Your task is to print exactly the lines from the line that contains "What Plotly code" through the line that contains "err_tablet = [0, 3.5, 3, 3.5, 3.5, 3, 0, 0, 0]", with pictures left out.
=== Records to process ===
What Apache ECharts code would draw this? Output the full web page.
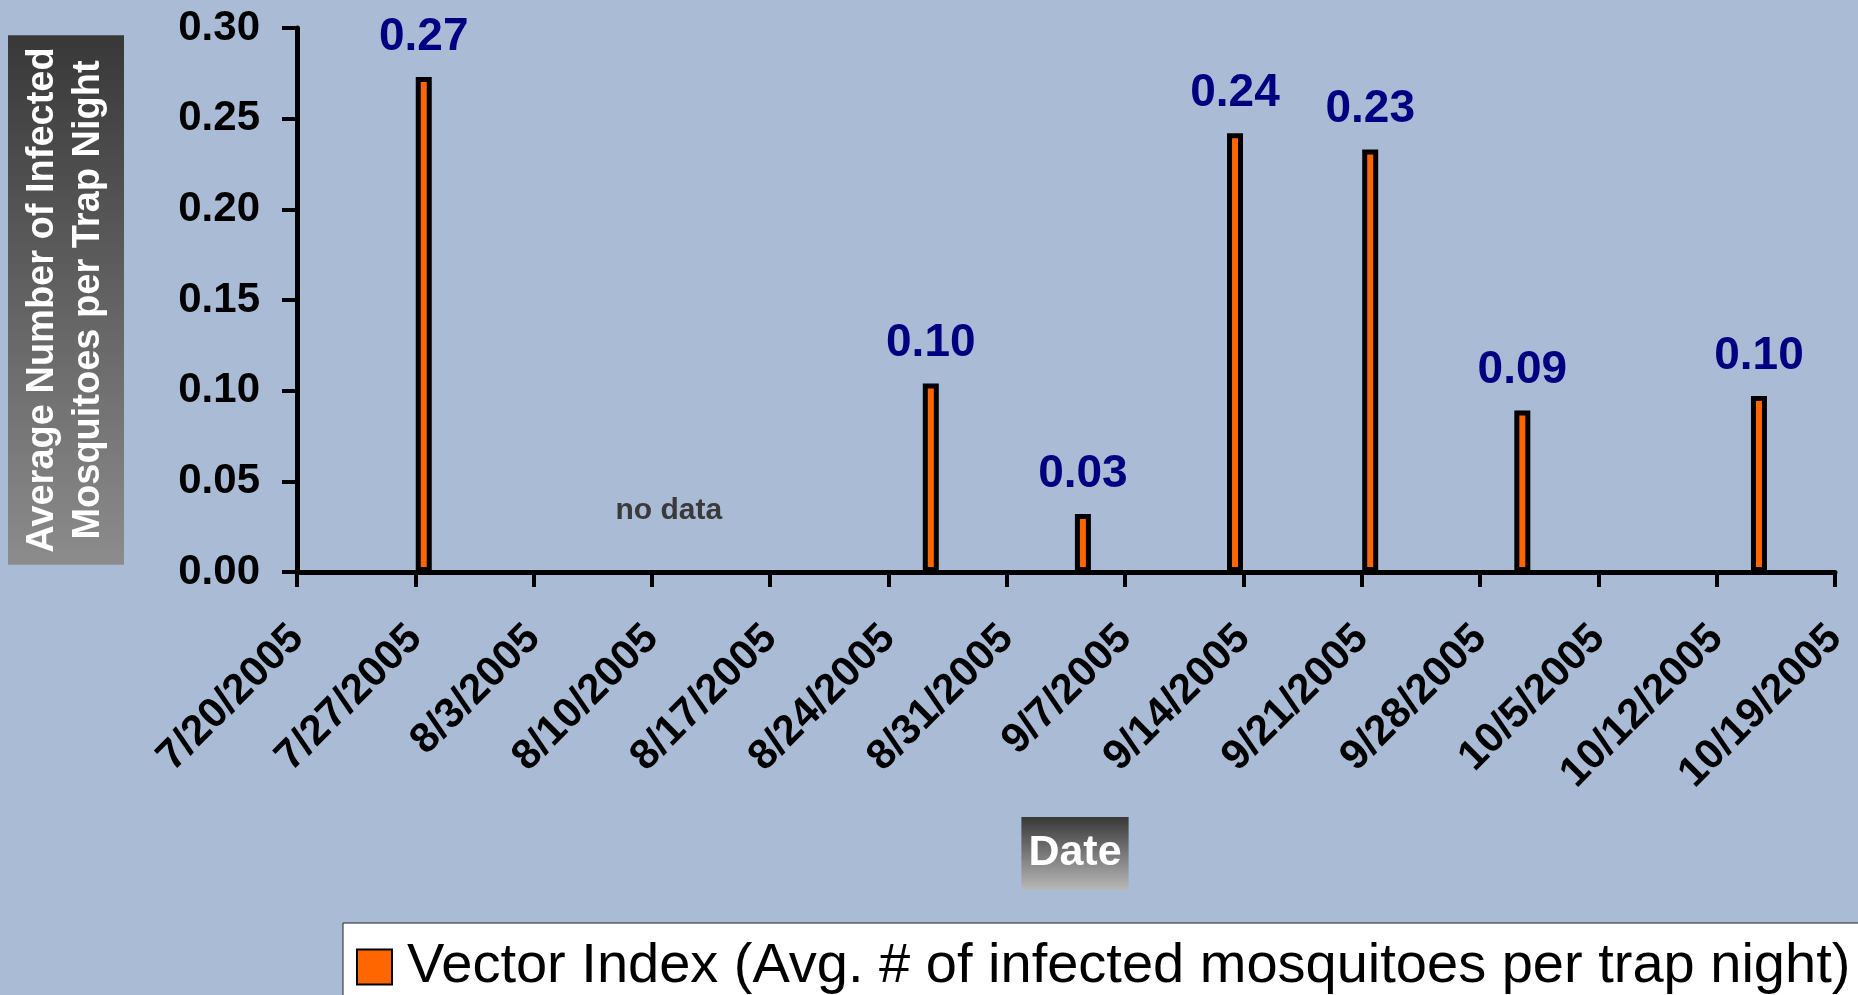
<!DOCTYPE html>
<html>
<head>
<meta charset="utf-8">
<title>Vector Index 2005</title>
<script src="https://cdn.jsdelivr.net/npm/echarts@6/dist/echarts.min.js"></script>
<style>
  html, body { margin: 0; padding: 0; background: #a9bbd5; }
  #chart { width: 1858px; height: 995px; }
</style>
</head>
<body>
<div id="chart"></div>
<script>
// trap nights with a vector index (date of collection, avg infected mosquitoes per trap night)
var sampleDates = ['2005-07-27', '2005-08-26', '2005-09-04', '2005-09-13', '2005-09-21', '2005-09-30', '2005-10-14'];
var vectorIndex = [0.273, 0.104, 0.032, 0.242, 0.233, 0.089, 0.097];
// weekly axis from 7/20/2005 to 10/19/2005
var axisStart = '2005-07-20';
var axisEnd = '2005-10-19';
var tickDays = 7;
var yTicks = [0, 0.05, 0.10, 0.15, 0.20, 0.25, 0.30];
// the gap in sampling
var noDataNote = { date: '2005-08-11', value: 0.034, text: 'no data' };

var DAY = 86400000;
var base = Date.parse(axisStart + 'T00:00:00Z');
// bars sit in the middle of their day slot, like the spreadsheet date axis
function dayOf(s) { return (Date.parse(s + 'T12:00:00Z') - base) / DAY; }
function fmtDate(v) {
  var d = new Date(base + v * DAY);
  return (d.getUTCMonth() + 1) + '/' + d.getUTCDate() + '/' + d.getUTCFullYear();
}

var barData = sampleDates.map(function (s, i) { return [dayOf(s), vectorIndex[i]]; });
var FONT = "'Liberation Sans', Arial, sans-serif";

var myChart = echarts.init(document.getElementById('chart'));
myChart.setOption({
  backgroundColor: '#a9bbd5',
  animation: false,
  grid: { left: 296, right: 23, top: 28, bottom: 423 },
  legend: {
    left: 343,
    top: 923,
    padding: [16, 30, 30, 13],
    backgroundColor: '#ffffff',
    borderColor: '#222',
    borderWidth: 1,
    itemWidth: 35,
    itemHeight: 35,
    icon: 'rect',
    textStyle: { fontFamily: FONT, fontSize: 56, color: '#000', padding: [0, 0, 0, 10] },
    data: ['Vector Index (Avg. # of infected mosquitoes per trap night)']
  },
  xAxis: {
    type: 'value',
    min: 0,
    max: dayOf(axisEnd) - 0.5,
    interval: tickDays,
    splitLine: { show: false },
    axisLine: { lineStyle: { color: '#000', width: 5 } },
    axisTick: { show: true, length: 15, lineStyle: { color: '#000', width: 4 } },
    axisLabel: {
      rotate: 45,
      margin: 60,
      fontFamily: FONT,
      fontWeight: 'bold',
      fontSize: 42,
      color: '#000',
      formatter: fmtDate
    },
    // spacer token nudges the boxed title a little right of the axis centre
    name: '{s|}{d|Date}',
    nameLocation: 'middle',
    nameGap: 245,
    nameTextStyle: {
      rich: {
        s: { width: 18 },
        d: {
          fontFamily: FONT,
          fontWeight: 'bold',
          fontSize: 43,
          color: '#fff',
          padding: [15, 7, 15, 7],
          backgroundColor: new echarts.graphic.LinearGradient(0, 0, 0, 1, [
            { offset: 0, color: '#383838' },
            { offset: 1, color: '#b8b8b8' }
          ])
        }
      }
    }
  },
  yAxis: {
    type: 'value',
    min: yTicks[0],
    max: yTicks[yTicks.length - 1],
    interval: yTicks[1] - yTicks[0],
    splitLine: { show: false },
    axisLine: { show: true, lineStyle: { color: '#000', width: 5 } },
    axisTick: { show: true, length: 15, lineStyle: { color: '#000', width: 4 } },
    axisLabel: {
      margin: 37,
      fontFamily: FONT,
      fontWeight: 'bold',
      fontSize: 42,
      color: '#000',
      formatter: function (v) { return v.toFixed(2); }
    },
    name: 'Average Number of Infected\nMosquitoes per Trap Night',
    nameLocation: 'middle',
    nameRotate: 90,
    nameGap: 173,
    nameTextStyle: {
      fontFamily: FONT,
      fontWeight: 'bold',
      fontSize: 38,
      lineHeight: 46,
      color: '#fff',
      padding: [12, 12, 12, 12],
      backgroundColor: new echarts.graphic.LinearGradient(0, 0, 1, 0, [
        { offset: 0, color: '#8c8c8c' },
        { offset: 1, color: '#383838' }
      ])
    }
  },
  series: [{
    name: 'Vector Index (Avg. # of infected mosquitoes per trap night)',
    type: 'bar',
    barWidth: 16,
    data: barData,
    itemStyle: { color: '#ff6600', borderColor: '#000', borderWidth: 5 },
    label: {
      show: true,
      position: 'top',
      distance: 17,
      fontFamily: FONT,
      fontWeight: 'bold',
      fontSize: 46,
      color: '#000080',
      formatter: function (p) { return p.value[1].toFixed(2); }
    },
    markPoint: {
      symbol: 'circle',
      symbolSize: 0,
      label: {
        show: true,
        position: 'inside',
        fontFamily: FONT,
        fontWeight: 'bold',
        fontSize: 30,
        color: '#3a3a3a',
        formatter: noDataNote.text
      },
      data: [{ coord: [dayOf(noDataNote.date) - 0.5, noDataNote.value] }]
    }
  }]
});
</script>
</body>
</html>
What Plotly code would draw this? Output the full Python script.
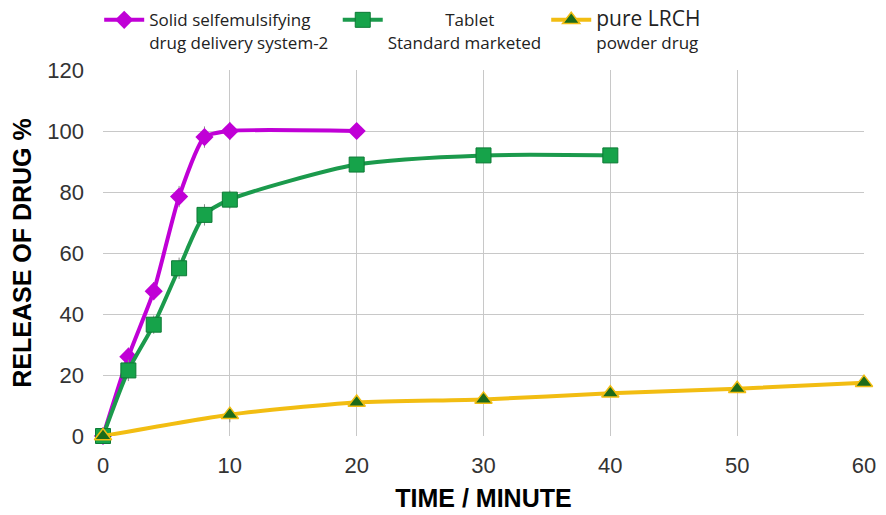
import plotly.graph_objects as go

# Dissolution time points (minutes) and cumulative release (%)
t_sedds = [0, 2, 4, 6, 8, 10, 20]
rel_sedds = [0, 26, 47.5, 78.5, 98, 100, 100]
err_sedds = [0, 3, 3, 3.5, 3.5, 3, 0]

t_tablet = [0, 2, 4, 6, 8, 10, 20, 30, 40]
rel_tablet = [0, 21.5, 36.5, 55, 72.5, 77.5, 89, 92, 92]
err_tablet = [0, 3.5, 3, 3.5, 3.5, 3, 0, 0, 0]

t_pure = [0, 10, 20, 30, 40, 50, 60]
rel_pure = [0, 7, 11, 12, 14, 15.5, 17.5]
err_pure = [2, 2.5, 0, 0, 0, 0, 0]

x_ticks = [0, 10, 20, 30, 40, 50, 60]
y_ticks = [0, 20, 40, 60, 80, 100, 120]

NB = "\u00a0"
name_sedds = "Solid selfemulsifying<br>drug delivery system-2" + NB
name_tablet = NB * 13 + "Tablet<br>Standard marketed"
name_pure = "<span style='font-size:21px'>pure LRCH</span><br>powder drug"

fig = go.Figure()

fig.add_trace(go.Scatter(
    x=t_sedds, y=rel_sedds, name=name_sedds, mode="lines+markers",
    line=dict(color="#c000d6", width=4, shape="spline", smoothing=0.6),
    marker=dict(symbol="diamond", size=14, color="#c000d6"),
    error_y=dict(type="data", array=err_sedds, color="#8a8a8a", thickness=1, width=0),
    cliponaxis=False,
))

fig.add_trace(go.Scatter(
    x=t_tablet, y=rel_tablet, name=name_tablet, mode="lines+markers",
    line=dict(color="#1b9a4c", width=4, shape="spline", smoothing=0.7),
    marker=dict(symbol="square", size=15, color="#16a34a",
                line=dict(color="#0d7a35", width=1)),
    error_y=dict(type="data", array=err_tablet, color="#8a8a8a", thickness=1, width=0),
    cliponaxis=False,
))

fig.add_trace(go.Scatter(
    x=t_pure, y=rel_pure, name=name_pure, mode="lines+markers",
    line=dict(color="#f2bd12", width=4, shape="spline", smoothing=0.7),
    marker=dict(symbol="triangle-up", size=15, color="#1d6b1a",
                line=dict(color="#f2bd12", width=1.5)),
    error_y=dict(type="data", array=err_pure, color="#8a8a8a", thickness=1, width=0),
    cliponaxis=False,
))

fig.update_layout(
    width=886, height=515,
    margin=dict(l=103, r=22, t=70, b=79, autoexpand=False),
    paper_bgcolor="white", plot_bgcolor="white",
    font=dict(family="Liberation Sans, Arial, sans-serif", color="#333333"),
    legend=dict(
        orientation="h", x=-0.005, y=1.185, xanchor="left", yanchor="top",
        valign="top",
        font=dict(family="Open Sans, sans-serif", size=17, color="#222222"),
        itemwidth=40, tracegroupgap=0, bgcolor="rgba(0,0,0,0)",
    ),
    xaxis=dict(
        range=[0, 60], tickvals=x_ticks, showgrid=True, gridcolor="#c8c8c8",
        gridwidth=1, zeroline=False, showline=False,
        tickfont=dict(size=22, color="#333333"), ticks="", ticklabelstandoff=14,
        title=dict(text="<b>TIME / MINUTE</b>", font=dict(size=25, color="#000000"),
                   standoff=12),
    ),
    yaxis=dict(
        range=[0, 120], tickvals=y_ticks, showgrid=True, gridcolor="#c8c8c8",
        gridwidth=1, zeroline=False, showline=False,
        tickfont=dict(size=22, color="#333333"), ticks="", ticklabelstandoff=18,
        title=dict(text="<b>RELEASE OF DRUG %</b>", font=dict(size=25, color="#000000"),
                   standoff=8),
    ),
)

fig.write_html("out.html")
===
§ **Solution to this task**:
What Plotly code would draw this? Output the full Python script.
import plotly.graph_objects as go

# Dissolution time points (minutes) and cumulative release (%)
t_sedds = [0, 2, 4, 6, 8, 10, 20]
rel_sedds = [0, 26, 47.5, 78.5, 98, 100, 100]
err_sedds = [0, 3, 3, 3.5, 3.5, 3, 0]

t_tablet = [0, 2, 4, 6, 8, 10, 20, 30, 40]
rel_tablet = [0, 21.5, 36.5, 55, 72.5, 77.5, 89, 92, 92]
err_tablet = [0, 3.5, 3, 3.5, 3.5, 3, 0, 0, 0]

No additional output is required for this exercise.